As with any new manufacturing process, it requires time for the process to fully mature to maximize the yields. So, did it came as a surprise when Nvidia was caught selling its partners two variants of the same die for the GeForce RTX 2080 and RTX 2070? Not really. It's just business. In any case, here's a quick recap if you haven't been following the scandal.
A few months ago, the creators behind GPU-Z, a popular diagnostic and monitoring utility for graphics cards, discovered that there were indeed two different device IDs per Turing graphics card. Take the GeForce RTX 2080 for instance. While the graphics card employs the TU104 die, there were two variants of the silicon out in the wild: TU104-400-A1 and TU104-400A-A1. To cut the story short, the A variant is essentially a higher-binned die with better overclocking potential while the non-A variant is of lower quality and forbidden by Nvidia for overclocking.

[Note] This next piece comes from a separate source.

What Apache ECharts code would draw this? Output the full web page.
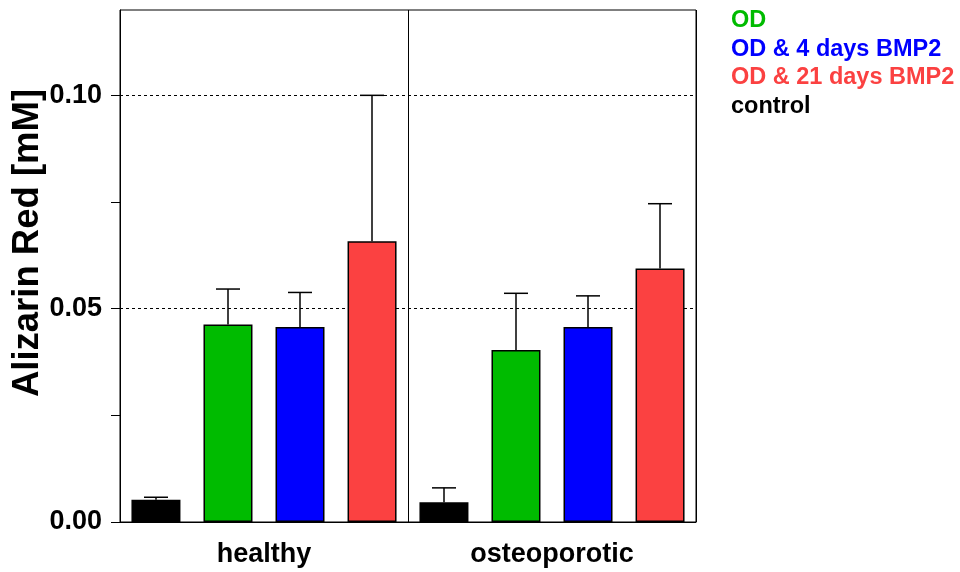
<!DOCTYPE html>
<html><head><meta charset="utf-8">
<script src="https://cdn.jsdelivr.net/npm/echarts@6/dist/echarts.min.js"></script>
<style>html,body{margin:0;padding:0;background:#fff}#chart{width:960px;height:572px}</style>
</head><body><div id="chart"></div>
<script>
// Alizarin Red staining, healthy vs osteoporotic donors
const groups = ['healthy', 'osteoporotic'];
const treatments = ['control', 'OD', 'OD & 4 days BMP2', 'OD & 21 days BMP2'];
const legendOrder = ['OD', 'OD & 4 days BMP2', 'OD & 21 days BMP2', 'control'];
const colors = ['#000000', '#00bb00', '#0000ff', '#fb4141'];

// means per group (healthy, osteoporotic), mM
const controlMean = [0.0052, 0.0046];
const odMean = [0.0463, 0.0403];
const od4Mean = [0.0457, 0.0457];
const od21Mean = [0.0658, 0.0594];

// standard deviations (upper error bars)
const controlSd = [0.0006, 0.0034];
const odSd = [0.0083, 0.0133];
const od4Sd = [0.0081, 0.0073];
const od21Sd = [0.0342, 0.0152];

const yLabelTicks = [0, 0.05, 0.10];
const yAllTicks = [0, 0.025, 0.05, 0.075, 0.10];
const refLines = [0.05, 0.10];

const means = [controlMean, odMean, od4Mean, od21Mean];
const sds = [controlSd, odSd, od4Sd, od21Sd];
const FONT = 'Liberation Sans, Arial, sans-serif';

const chart = echarts.init(document.getElementById('chart'), null, {renderer: 'canvas'});

const series = [];
treatments.forEach((name, k) => {
  const bar = {
    name: name,
    type: 'bar',
    data: means[k],
    barWidth: 49,
    barGap: '47%',
    itemStyle: {color: colors[k], borderColor: '#000', borderWidth: 1.5},
    emphasis: {disabled: true},
    z: 2
  };
  if (k === 0) {
    bar.markLine = {
      silent: true,
      symbol: 'none',
      z: 1,
      label: {show: false},
      lineStyle: {type: [3, 3], color: '#000', width: 1},
      data: refLines.map(v => ({yAxis: v}))
    };
  }
  series.push(bar);
  // upper error bar for each group
  series.push({
    name: name,
    type: 'custom',
    z: 3,
    silent: true,
    data: groups.map((g, i) => [i, means[k][i], means[k][i] + sds[k][i]]),
    renderItem: function (params, api) {
      const band = api.size([1, 0])[0];
      const slot = band / treatments.length;
      const base = api.coord([api.value(0), api.value(1)]);
      const top = api.coord([api.value(0), api.value(2)]);
      const x = base[0] + (k - (treatments.length - 1) / 2) * slot;
      const cap = slot / 3;
      const style = {stroke: '#000', lineWidth: 1.5};
      return {
        type: 'group',
        children: [
          {type: 'line', shape: {x1: x, y1: base[1], x2: x, y2: top[1]}, style: style},
          {type: 'line', shape: {x1: x - cap / 2, y1: top[1], x2: x + cap / 2, y2: top[1]}, style: style}
        ]
      };
    }
  });
});

chart.setOption({
  animation: false,
  backgroundColor: '#fff',
  grid: {
    left: 120, right: 264, top: 10, bottom: 50,
    outerBoundsMode: 'none', containLabel: false,
    show: true, borderColor: '#000', borderWidth: 1
  },
  legend: {
    orient: 'vertical',
    left: 720,
    top: 4,
    itemWidth: 0,
    itemHeight: 0,
    itemGap: 4.5,
    selectedMode: false,
    data: legendOrder.map(n => ({
      name: n,
      icon: 'rect',
      textStyle: {color: colors[treatments.indexOf(n)], fontFamily: FONT, fontWeight: 'bold', fontSize: 23.5, lineHeight: 23}
    }))
  },
  xAxis: {
    type: 'category',
    data: groups,
    axisLine: {lineStyle: {color: '#000', width: 1}},
    axisTick: {show: false},
    splitLine: {show: true, lineStyle: {color: '#000', width: 1}},
    axisLabel: {color: '#000', fontFamily: FONT, fontWeight: 'bold', fontSize: 27, margin: 19}
  },
  yAxis: {
    type: 'value',
    min: 0,
    max: 0.12,
    name: 'Alizarin Red [mM]',
    nameLocation: 'middle',
    nameGap: 74,
    nameMoveOverlap: false,
    nameTextStyle: {color: '#000', fontFamily: FONT, fontWeight: 'bold', fontSize: 36.5, padding: [0, 0, 0, 46]},
    axisLine: {show: true, lineStyle: {color: '#000', width: 1}},
    axisTick: {show: true, length: 9, lineStyle: {color: '#000'}, customValues: yAllTicks},
    splitLine: {show: false},
    axisLabel: {
      color: '#000', fontFamily: FONT, fontWeight: 'bold', fontSize: 27, margin: 18,
      customValues: yLabelTicks,
      formatter: v => v.toFixed(2)
    }
  },
  series: series
});
</script>
</body></html>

By delivering two variants of the same product, Nvidia paved the way for the chipmaker's partners to use the A variants in the top models and the cheaper non-A variants for the more austere models. In a way, it gave manufacturers certain flexibility to bring different flavors of the same graphics card to the market at different price points. Unfortunately, it also meant that the consumer, who purchased a graphics card with the non-A die, is essentially paying for an inferior product. While Nvidia forbids partners to overclock non-A dies, you, as a consumer, could still overclock the graphics card yourself. However, the chances of you matching the operating speeds of an A die part is pretty slim.
After this month, Nvidia will only offer a single Turing silicon, which is already reportedly in production, for the GeForce RTX 2080 and RTX 2070. That would be the TU104-400 and TU106-400 dies, respectively. Nvidia's latest move could indicate that Turing yields are improving, which is great news for consumers since this theoretically means that faster graphics cards will be arriving on the market at the same price point. For the time being, there is no clue if Nvidia will continue offering the TU102 die, which is used in the GeForce RTX 2080 Ti, in A and non-A variants. Wallossek's sources only mentioned the GeForce RTX 2080 and RTX 2070.
As a last note, Wallossek's information confirms that Nvidia will be rolling out a new vBIOS for the non-A Turing dies so board partners can flash the existing graphics card before sending them off to retailers.